For centuries it was one of China's best-kept secrets. Tucked away in the northeast corner of the Forbidden City in Beijing is a leafy landscape garden that the Qianlong emperor built for his retirement after a 60-year reign between 1736 and 1795.
Also known as the Ningshou Gong Garden, its construction took six years (1771-1776). However, the entire complex was gradually cut off from the outside world. It was left undisturbed until 10 years ago, when the Palace Museum - which runs the Forbidden City complex - teamed up with the New York-based World Monuments Fund on a project to restore the garden as well as the 27 buildings inside to their former glory. And for the first time in its 240-year history, the doors were opened to an enclave meant strictly for the enjoyment of the emperor alone. What surprised researchers and conservationists most were how well-maintained and preserved everything were.

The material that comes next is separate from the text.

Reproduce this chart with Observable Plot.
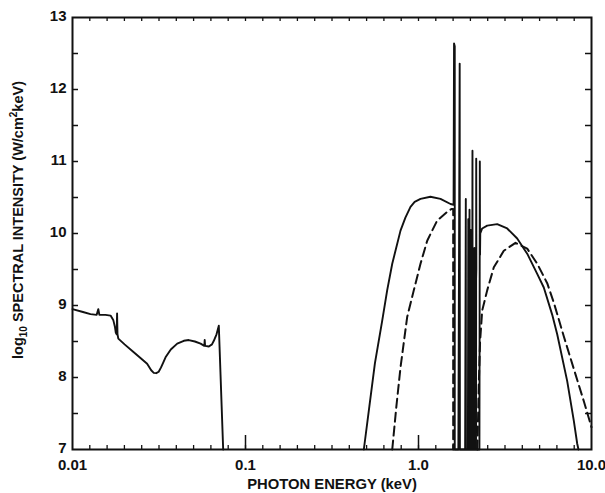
<!DOCTYPE html>
<html><head><meta charset="utf-8">
<script src="https://cdn.jsdelivr.net/npm/d3@7"></script>
<script src="https://cdn.jsdelivr.net/npm/@observablehq/plot@0.6"></script>
<style>body{margin:0;background:#fff} svg{display:block}</style>
</head><body><div id="chart"></div>
<script>
// Low-energy solid spectrum (keV, log10 intensity)
const lowEnergy    = [0.01, 0.0115, 0.0127, 0.0138, 0.0141, 0.0143, 0.0155, 0.0166, 0.0172, 0.0176, 0.0178, 0.0180, 0.0181, 0.0182, 0.0184, 0.0200, 0.0226, 0.0250, 0.0270, 0.0285, 0.0295, 0.0305, 0.0315, 0.0325, 0.0335, 0.0345, 0.0370, 0.0403, 0.0440, 0.0470, 0.0510, 0.0550, 0.0578, 0.0581, 0.0584, 0.0614, 0.0640, 0.0656, 0.0680, 0.0701, 0.0743];
const lowIntensity = [8.95, 8.91, 8.88, 8.87, 8.95, 8.87, 8.87, 8.86, 8.80, 8.70, 8.62, 8.60, 8.89, 8.60, 8.54, 8.46, 8.35, 8.26, 8.19, 8.10, 8.065, 8.06, 8.08, 8.14, 8.21, 8.28, 8.39, 8.47, 8.51, 8.52, 8.50, 8.47, 8.44, 8.52, 8.44, 8.43, 8.46, 8.51, 8.60, 8.72, 7.0];

// High-energy solid spectrum with emission lines
const hiEnergy    = [0.483, 0.52, 0.56, 0.617, 0.659, 0.705, 0.787, 0.84, 0.899, 0.95, 1.027, 1.172, 1.34, 1.531, 1.595, 1.605, 1.62, 1.62, 1.70, 1.73, 1.735, 1.86, 1.877, 1.88, 1.93, 1.94, 1.945, 1.96, 1.972, 1.975, 2.0, 2.005, 2.01, 2.04, 2.051, 2.055, 2.10, 2.105, 2.11, 2.15, 2.156, 2.16, 2.13, 2.12, 2.12, 2.25, 2.262, 2.268, 2.275, 2.334, 2.495, 2.85, 3.256, 3.72, 4.25, 4.855, 5.30, 5.93, 6.335, 7.237, 7.90, 8.27, 8.41];
const hiIntensity = [7.0, 7.6, 8.2, 8.79, 9.21, 9.58, 10.04, 10.22, 10.37, 10.44, 10.48, 10.51, 10.48, 10.41, 10.40, 12.64, 12.60, 7.0, 7.0, 12.36, 7.0, 7.0, 10.48, 7.0, 7.0, 10.20, 7.0, 7.0, 10.33, 7.0, 7.0, 10.05, 7.0, 7.0, 11.15, 7.0, 7.0, 9.80, 7.0, 7.0, 11.04, 9.50, 8.90, 8.20, 7.0, 7.0, 11.0, 9.70, 10.0, 10.07, 10.11, 10.13, 10.07, 9.93, 9.72, 9.44, 9.25, 8.87, 8.60, 7.95, 7.40, 7.08, 7.0];

// Dashed spectrum, first hump (ends with drop to the axis)
const dashEnergy1    = [0.705, 0.745, 0.787, 0.86, 0.939, 1.027, 1.123, 1.282, 1.465, 1.55, 1.587, 1.587];
const dashIntensity1 = [7.0, 7.6, 8.14, 8.84, 9.21, 9.58, 9.90, 10.18, 10.30, 10.34, 10.34, 7.0];
// Dashed spectrum, second hump
const dashEnergy2    = [2.19, 2.23, 2.27, 2.334, 2.495, 2.725, 3.112, 3.637, 4.25, 4.855, 5.546, 6.055, 6.92, 7.90, 9.03, 10.0];
const dashIntensity2 = [7.0, 7.9, 8.5, 8.93, 9.21, 9.53, 9.76, 9.87, 9.79, 9.58, 9.31, 9.04, 8.57, 8.12, 7.67, 7.31];

// Axis tick labels
const xTickValues = [0.01, 0.1, 1, 10];
const xTickLabels = ["0.01", "0.1", "1.0", "10.0"];
const yTickValues = [7, 8, 9, 10, 11, 12, 13];
const yTickLabels = ["7", "8", "9", "10", "11", "12", "13"];
const yHalfTicks  = [7.5, 8, 8.5, 9, 9.5, 10, 10.5, 11, 11.5, 12, 12.5];
const xMajorInner = [0.1, 1];
const xTitle = "PHOTON ENERGY (keV)";

const W = 605, H = 493, mL = 72, mR = 14, mT = 17, mB = 44;
const plotW = W - mL - mR, plotH = H - mT - mB;
const xMinor = d3.range(1, 30).map(k => 0.01 * Math.pow(10, k / 10));

const toRows = (es, is, seg) => es.map((e, i) => ({e, v: is[i], seg}));
const solid = [...toRows(lowEnergy, lowIntensity, "low"), ...toRows(hiEnergy, hiIntensity, "high")];
const dashed = [...toRows(dashEnergy1, dashIntensity1, "d1"), ...toRows(dashEnergy2, dashIntensity2, "d2")];

const font = "'Liberation Sans', Arial, Helvetica, sans-serif";

const chart = Plot.plot({
  width: W, height: H,
  marginLeft: mL, marginRight: mR, marginTop: mT, marginBottom: mB,
  style: {fontFamily: font, background: "#fff", color: "#111"},
  x: {type: "log", domain: [0.01, 10]},
  y: {domain: [7, 13]},
  marks: [
    Plot.ruleX(xMinor, {x: d => d, insetTop: plotH - 4, stroke: "#111", strokeWidth: 1.3}),
    Plot.ruleX(xMinor, {x: d => d, insetBottom: plotH - 4, stroke: "#111", strokeWidth: 1.3}),
    Plot.ruleX(xMajorInner, {x: d => d, insetTop: plotH - 14, stroke: "#111", strokeWidth: 1.5}),
    Plot.ruleY(yHalfTicks, {y: d => d, insetRight: plotW - 6, stroke: "#111", strokeWidth: 1.5}),
    Plot.ruleY(yHalfTicks, {y: d => d, insetLeft: plotW - 6, stroke: "#111", strokeWidth: 1.5}),
    Plot.line(solid, {x: "e", y: "v", z: "seg", stroke: "#111", strokeWidth: 1.9}),
    Plot.line(dashed, {x: "e", y: "v", z: "seg", stroke: "#111", strokeWidth: 2, strokeDasharray: "9,5"}),
    Plot.frame({stroke: "#111", strokeWidth: 2}),
    Plot.axisX(xTickValues, {tickSize: 0, tickPadding: 10, fontSize: 15, fontWeight: "bold",
      tickFormat: d => xTickLabels[xTickValues.indexOf(d)], label: null}),
    Plot.axisY(yTickValues, {tickSize: 0, tickPadding: 6, dy: -1.5, fontSize: 15, fontWeight: "bold",
      tickFormat: d => yTickLabels[yTickValues.indexOf(d)], label: null}),
    Plot.text([xTitle], {text: d => d, frameAnchor: "bottom", dy: 39, fontSize: 14.8, fontWeight: "bold", fill: "#111"})
  ]
});

const svg = d3.select(chart);
const t = svg.append("text")
  .attr("transform", `translate(23, 220) rotate(-90)`)
  .attr("text-anchor", "middle")
  .attr("font-family", font)
  .attr("font-size", 14.5)
  .attr("font-weight", "bold")
  .attr("fill", "#111");
t.append("tspan").text("log");
t.append("tspan").attr("font-size", 10).attr("dy", 4).text("10");
t.append("tspan").attr("dy", -4).text(" SPECTRAL INTENSITY (W/cm");
t.append("tspan").attr("font-size", 10).attr("dy", -6).text("2");
t.append("tspan").attr("dy", 6).text("keV)");

document.getElementById("chart").appendChild(chart);
</script>
</body></html>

'The last emperor [Pu Yi] turned the key and left it in 1924. The garden was left dormant until 2000, so everything was left there and there was just a lot of dust,' says Henry Tzu Ng, executive vice president of the World Monuments Fund.
Among other factors, the Ningshou Gong Garden was closed to the public because it was an intimately scaled private retreat, Ng says. 'None of the buildings were really appropriate for public access as it was made to the scale of one person. It's a very meditative space. You can hardly imagine that but there is just enough room for the emperor to walk through. It was not meant for attendants or guards. It's as if he wanted his own world.'
But thanks to the project's education and outreach goals, the Hong Kong public can now share the emperor's world through a new exhibition titled 'A Lofty Retreat from the Red Dust: The Secret Garden of Emperor Qianlong', to be held at the Hong Kong Museum of Art from June 22 to October 14.
On show are 77 sets - or 93 individual exhibits - of paintings and calligraphy, furniture, murals, architectural elements and religious art on loan from the Palace Museum that will shed light on the emperor's philosophical thoughts and religious beliefs, and his pursuit of longevity and eternal bliss, according to its curator Rose Lee Wing-chong.